Funnier still that it reads rather like a dating site profile or something.
Ah, but what really prompts me to post all this is the thought that your profiles are like mini-memoirs…
Memoirs, as a genre, are not like biographies or autobiographies. Our limited sense of self combined with our abundant egos creates both the space and need for fiction; fiction to fill in the spots left by the fallible fragility of human memory, inspired by the need for the delicate deceptions we tell ourselves. In fact, memoirs are rather more like narrative non-fiction or, if we are so deluded that we present ourselves in the correct time and place yet doing and saying things through the filter of wishes, they even become historical fiction.
In fact, it has me wondering if autobiographies can really be so distinct from memoirs at all.

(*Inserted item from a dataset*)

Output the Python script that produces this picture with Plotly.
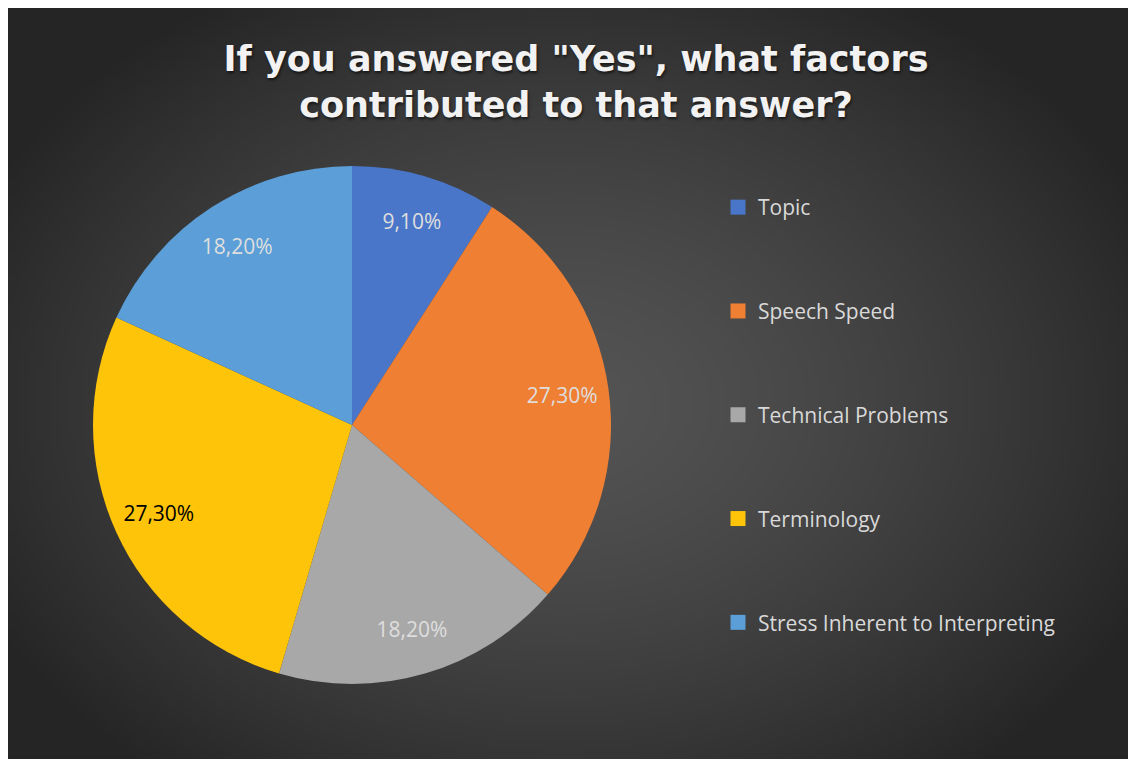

Reading our profiles — even the current ones, is not only to laugh, cringe &/or be puzzled by that moment’s snapshot of our own psyche, but to wonder, if at some future time someone should feel it’s warranted, how our own words would color the research and writing done by our biographers…
Why would we even need to fear the filter of the biographer? Our own recollections and presentations get in the way!
When it does come to the filter or agenda of the biographer, perhaps their bias is far more important, even necessary, than typically thought. For certainly their own human reaction to our own (sad, amusing, trite, etc.) constructs is one way to get past the posing and self-fiction to a more real truth about ourselves.
And it is for this reason — certainly not my personal discomfort and loathing! — that I wish for someone else to write all my own bio boxes and profiles.